Indeed, while the mechanization and chemicalization of agriculture (not to mention intensive farming) initially enabled to increase agricultural production, they have also caused serious problems that have become almost insolvable today: a decrease in food quality, increasing soil and water pollution, land depletion due to monocultures and their progressive desertification, loss of biodiversity, water wastage, not to mention their impact on health and social issues, given that hundreds of millions of peasants have had to leave rural areas (willingly or not) to the point that the majority of humanity now lives in urban centers.
The introduction of GMOs and/or other technologies, including digitization, into agriculture has only worsened this situation with, among other things, sterile seeds.

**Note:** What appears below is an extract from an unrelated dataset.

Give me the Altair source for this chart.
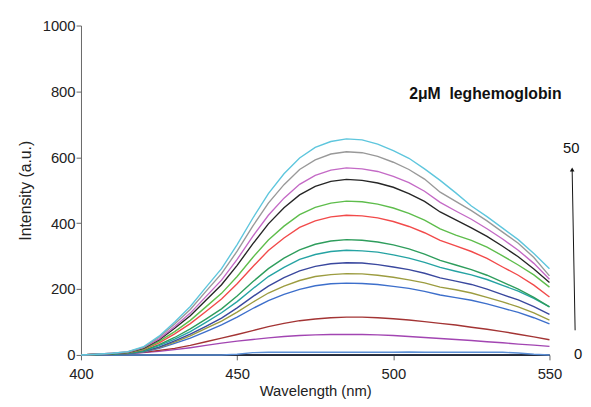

It should be recalled that these technologies can in general only be used on a large scale and in (usually non-subsistence) monocultures to be “efficient.” Furthermore, unlike traditional peasant practices based on millennia of experience, we currently ignore what these “new technologies,” developed in laboratories, may have in store for us as unpleasant surprises! Bearing in mind that, despite being presented as cure-all, these approaches only serve one imperative: to generate profits for the majority shareholders of the companies developing them.
As a matter of fact, it is not the intensive food industry that feeds humanity (approximately 30% of global food production), but rather family farming (around 70%). The dominant food system is also highly unequal: food is not lacking on the market, but hundreds of millions of hungry people simply do not have neither access to the market nor the means to buy it. On this front as well, one can clearly see the true intentions of defenders of the dominant food system who claim to feed humanity with the agri-food industry and/or “new technologies.”
Transnational corporations active in this sector pose another threat to family farming, as they tend to monopolize the food chain, both in terms of production (i.e. seeds and inputs) and sales (distribution). These multinationals have strong lobbying power over political decision-makers, including within international organizations (such as WIPO, FAO, WTO, and the UN).
A qualitative food production must adhere to the following imperatives: soil and biodiversity preservation, sparing use of water, production that meets the needs of the populations concerned and that is sustainable, fair, accessible, and non-speculative (1).
In other words, food production must meet the criteria of peasant farming and agroecology, free from harmful chemicals for both humans and the environment and aim for food sovereignty. This is what family farming has been doing for millennia to feed humanity. Therefore, it is in our interest to support it and create favorable conditions for it to continue its work and live with dignity, in accordance with the UN Declaration on the Rights of Peasants (UNDROP)1. All research in this field should be conducted in consultation with the relevant stakeholders (family farmers) and with the support of public authorities.